Abstract

Additive friction stir deposition has been proposed as a disruptive manufacturing process; involving complex thermo-mechanical mechanisms during multilayer material deposition. The current efforts have attempted to develop a FEM based pseudo-mechanical thermal model accounting for heat generation due to friction and plastic dissipation during multilayer additive friction stir deposition. The primary motivation for development of the model was to seek an understanding of thermo-mechanical mechanisms and their impact on microstructural evolution during additive friction stir deposition. The predicted temperature–time profiles agreed well with the experimentally derived ones.
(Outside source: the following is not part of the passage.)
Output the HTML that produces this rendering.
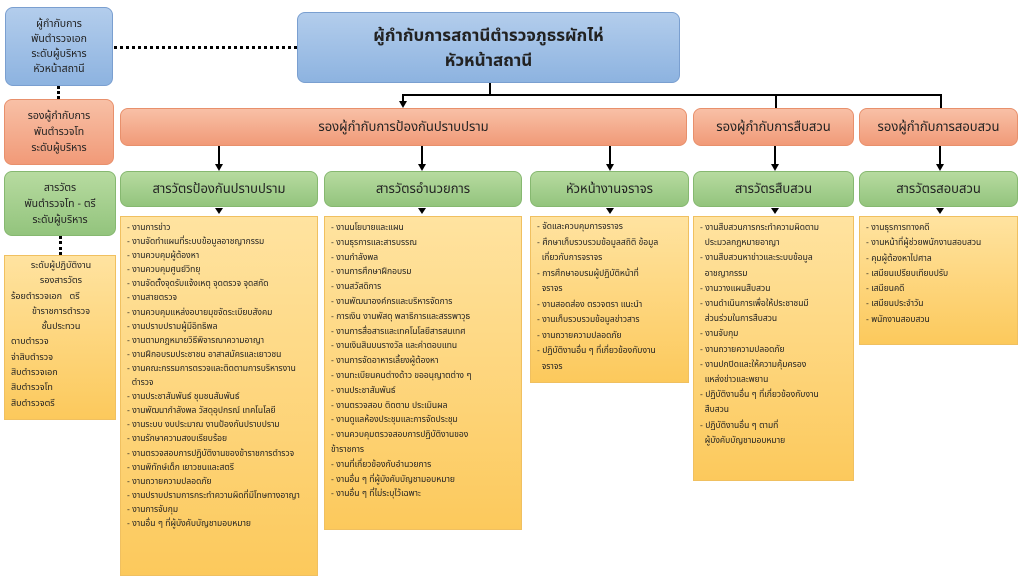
<!DOCTYPE html>
<html><head><meta charset="utf-8"><style>
body{margin:0;width:1024px;height:576px;background:#fff;position:relative;overflow:hidden;font-family:"Liberation Sans","Noto Sans Thai","Garuda","Loma",sans-serif;color:#222}
.b{position:absolute;box-sizing:border-box;display:flex;align-items:center;justify-content:center;text-align:center;border-radius:8px}
.blue{background:linear-gradient(#b3cdec,#8db3e0);border:1px solid #7a9fd0}
.sal{background:linear-gradient(#f8c0a6,#f19a78);border:1px solid #e8906c}
.grn{background:linear-gradient(#b7dba0,#93c47d);border:1px solid #86b870}
.yel{position:absolute;box-sizing:border-box;background:linear-gradient(#ffe3a0,#fcc95c);border:1px solid #f0c060;font-size:8.5px;padding:3px 4px 0 6px;white-space:nowrap;overflow:hidden}
.yel div{white-space:nowrap}
.v{position:absolute;width:2px;background:#000}
.h{position:absolute;height:2px;background:#000}
.ar{position:absolute;width:0;height:0;border-left:4px solid transparent;border-right:4px solid transparent;border-top:7px solid #000}
.dv{position:absolute;border-left:3px dotted #000;width:0}
</style></head><body>
<div class="b blue" style="left:5px;top:7px;width:108px;height:79px;font-size:10.5px;line-height:15px">ผู้กำกับการ<br>พันตำรวจเอก<br>ระดับผู้บริหาร<br>หัวหน้าสถานี</div>
<div style="position:absolute;left:114px;top:46px;width:183px;border-top:3px dotted #000"></div>
<div class="dv" style="left:57px;top:86px;height:13px"></div>
<div class="b sal" style="left:4px;top:99px;width:110px;height:66px;font-size:10.5px;line-height:16px">รองผู้กำกับการ<br>พันตำรวจโท<br>ระดับผู้บริหาร</div>
<div class="b grn" style="left:4px;top:171px;width:112px;height:65px;font-size:10.5px;line-height:16px">สารวัตร<br>พันตำรวจโท - ตรี<br>ระดับผู้บริหาร</div>
<div class="dv" style="left:59px;top:236px;height:19px"></div>
<div class="yel" style="left:4px;top:255px;width:112px;height:165px;font-size:9px;line-height:15.3px;padding-top:2px">
<div style="text-align:center">ระดับผู้ปฏิบัติงาน</div><div style="text-align:center">รองสารวัตร</div><div>ร้อยตำรวจเอก &nbsp; ตรี</div><div style="text-align:center">ข้าราชการตำรวจ</div><div style="text-align:center">ชั้นประทวน</div><div>ดาบตำรวจ</div><div>จ่าสิบตำรวจ</div><div>สิบตำรวจเอก</div><div>สิบตำรวจโท</div><div>สิบตำรวจตรี</div></div>

<div class="b blue" style="left:297px;top:12px;width:383px;height:71px;font-size:17px;line-height:25px;font-weight:bold">ผู้กำกับการสถานีตำรวจภูธรผักไห่<br>หัวหน้าสถานี</div>
<div class="v" style="left:489px;top:83px;height:13px"></div>
<div class="h" style="left:402px;top:94px;width:540px"></div>
<div class="v" style="left:402px;top:94px;height:8px"></div><div class="ar" style="left:399px;top:101px"></div>
<div class="v" style="left:775px;top:94px;height:14px"></div>
<div class="v" style="left:940px;top:94px;height:14px"></div>

<div class="b sal" style="left:120px;top:108px;width:567px;height:38px;font-size:13px">รองผู้กำกับการป้องกันปราบปราม</div>
<div class="b sal" style="left:693px;top:108px;width:161px;height:38px;font-size:13px">รองผู้กำกับการสืบสวน</div>
<div class="b sal" style="left:859px;top:108px;width:159px;height:38px;font-size:13px">รองผู้กำกับการสอบสวน</div>

<div class="v" style="left:218px;top:146px;height:18px"></div><div class="ar" style="left:215px;top:164px"></div>
<div class="v" style="left:421px;top:146px;height:18px"></div><div class="ar" style="left:418px;top:164px"></div>
<div class="v" style="left:609px;top:146px;height:18px"></div><div class="ar" style="left:606px;top:164px"></div>
<div class="v" style="left:774px;top:146px;height:18px"></div><div class="ar" style="left:771px;top:164px"></div>
<div class="v" style="left:939px;top:146px;height:18px"></div><div class="ar" style="left:936px;top:164px"></div>

<div class="b grn" style="left:120px;top:171px;width:198px;height:36px;font-size:13px">สารวัตรป้องกันปราบปราม</div>
<div class="b grn" style="left:324px;top:171px;width:198px;height:36px;font-size:13px">สารวัตรอำนวยการ</div>
<div class="b grn" style="left:530px;top:171px;width:159px;height:36px;font-size:13px">หัวหน้างานจราจร</div>
<div class="b grn" style="left:693px;top:171px;width:161px;height:36px;font-size:13px">สารวัตรสืบสวน</div>
<div class="b grn" style="left:859px;top:171px;width:159px;height:36px;font-size:13px">สารวัตรสอบสวน</div>

<div class="ar" style="left:215px;top:208px;border-top-width:6px"></div>
<div class="ar" style="left:418px;top:208px;border-top-width:6px"></div>
<div class="ar" style="left:606px;top:208px;border-top-width:6px"></div>
<div class="ar" style="left:771px;top:208px;border-top-width:6px"></div>
<div class="ar" style="left:936px;top:208px;border-top-width:6px"></div>

<div class="yel" style="left:120px;top:216px;width:198px;height:360px;line-height:14.1px">
<div>- งานการข่าว</div><div>- งานจัดทำแผนที่ระบบข้อมูลอาชญากรรม</div><div>- งานควบคุมผู้ต้องหา</div><div>- งานควบคุมศูนย์วิทยุ</div><div>- งานจัดตั้งจุดรับแจ้งเหตุ จุดตรวจ จุดสกัด</div><div>- งานสายตรวจ</div><div>- งานควบคุมแหล่งอบายมุขจัดระเบียบสังคม</div><div>- งานปราบปรามผู้มีอิทธิพล</div><div>- งานตามกฎหมายวิธีพิจารณาความอาญา</div><div>- งานฝึกอบรมประชาชน อาสาสมัครและเยาวชน</div><div>- งานคณะกรรมการตรวจและติดตามการบริหารงาน</div><div>&nbsp;&nbsp;ตำรวจ</div><div>- งานประชาสัมพันธ์ ชุมชนสัมพันธ์</div><div>- งานพัฒนากำลังพล วัสดุอุปกรณ์ เทคโนโลยี</div><div>- งานระบบ งบประมาณ งานป้องกันปราบปราม</div><div>- งานรักษาความสงบเรียบร้อย</div><div>- งานตรวจสอบการปฏิบัติงานของข้าราชการตำรวจ</div><div>- งานพิทักษ์เด็ก เยาวชนและสตรี</div><div>- งานถวายความปลอดภัย</div><div>- งานปราบปรามการกระทำความผิดที่มีโทษทางอาญา</div><div>- งานการจับกุม</div><div>- งานอื่น ๆ ที่ผู้บังคับบัญชามอบหมาย</div></div>

<div class="yel" style="left:324px;top:216px;width:198px;height:314px;line-height:14.8px">
<div>- งานนโยบายและแผน</div><div>- งานธุรการและสารบรรณ</div><div>- งานกำลังพล</div><div>- งานการศึกษาฝึกอบรม</div><div>- งานสวัสดิการ</div><div>- งานพัฒนาองค์กรและบริหารจัดการ</div><div>- การเงิน งานพัสดุ พลาธิการและสรรพาวุธ</div><div>- งานการสื่อสารและเทคโนโลยีสารสนเทศ</div><div>- งานเงินสินบนรางวัล และค่าตอบแทน</div><div>- งานการจัดอาหารเลี้ยงผู้ต้องหา</div><div>- งานทะเบียนคนต่างด้าว ขออนุญาตต่าง ๆ</div><div>- งานประชาสัมพันธ์</div><div>- งานตรวจสอบ ติดตาม ประเมินผล</div><div>- งานดูแลห้องประชุมและการจัดประชุม</div><div>- งานควบคุมตรวจสอบการปฏิบัติงานของ</div><div>ข้าราชการ</div><div>- งานที่เกี่ยวข้องกับอำนวยการ</div><div>- งานอื่น ๆ ที่ผู้บังคับบัญชามอบหมาย</div><div>- งานอื่น ๆ ที่ไม่ระบุไว้เฉพาะ</div></div>

<div class="yel" style="left:530px;top:216px;width:159px;height:167px;line-height:15.5px;padding-top:2px">
<div>- จัดและควบคุมการจราจร</div><div>- ศึกษาเก็บรวบรวมข้อมูลสถิติ ข้อมูล</div><div>&nbsp;&nbsp;เกี่ยวกับการจราจร</div><div>- การศึกษาอบรมผู้ปฏิบัติหน้าที่</div><div>&nbsp;&nbsp;จราจร</div><div>- งานสอดส่อง ตรวจตรา แนะนำ</div><div>- งานเก็บรวบรวมข้อมูลข่าวสาร</div><div>- งานถวายความปลอดภัย</div><div>- ปฏิบัติงานอื่น ๆ ที่เกี่ยวข้องกับงาน</div><div>&nbsp;&nbsp;จราจร</div></div>

<div class="yel" style="left:693px;top:216px;width:161px;height:265px;line-height:15.2px">
<div>- งานสืบสวนการกระทำความผิดตาม</div><div>&nbsp;&nbsp;ประมวลกฎหมายอาญา</div><div>- งานสืบสวนหาข่าวและระบบข้อมูล</div><div>&nbsp;&nbsp;อาชญากรรม</div><div>- งานวางแผนสืบสวน</div><div>- งานดำเนินการเพื่อให้ประชาชนมี</div><div>&nbsp;&nbsp;ส่วนร่วมในการสืบสวน</div><div>- งานจับกุม</div><div>- งานถวายความปลอดภัย</div><div>- งานปกปิดและให้ความคุ้มครอง</div><div>&nbsp;&nbsp;แหล่งข่าวและพยาน</div><div>- ปฏิบัติงานอื่น ๆ ที่เกี่ยวข้องกับงาน</div><div>&nbsp;&nbsp;สืบสวน</div><div>- ปฏิบัติงานอื่น ๆ ตามที่</div><div>&nbsp;&nbsp;ผู้บังคับบัญชามอบหมาย</div></div>

<div class="yel" style="left:859px;top:216px;width:159px;height:129px;line-height:15.3px">
<div>- งานธุรการทางคดี</div><div>- งานหน้าที่ผู้ช่วยพนักงานสอบสวน</div><div>- คุมผู้ต้องหาไปศาล</div><div>- เสมียนเปรียบเทียบปรับ</div><div>- เสมียนคดี</div><div>- เสมียนประจำวัน</div><div>- พนักงานสอบสวน</div></div>
</body></html>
The computational predictions indicate rise of the peak temperatures up to 0.8 times the melting temperature of Mg-alloy. In addition, the Zener-Holloman parameter, Ze evaluated using the computational model was correlated with the microstructural evolution during the deposition process. The unique thermo-mechanical processing conditions during additive friction stir deposition led to dynamic recrystallization followed by grain coarsening. A significant extent of texture strengthening was observed in the AFSD processed samples. The already established phenomenological relationship between Ze and grain size was used to predict the grain size in the present work. The computational predictions indicate that the recrystallized grain size ranged from 4 to 6 µm, and the post deformation grain coarsening varied in the range of 4–24 µm, thereby providing reasonable agreement with the experimental observations.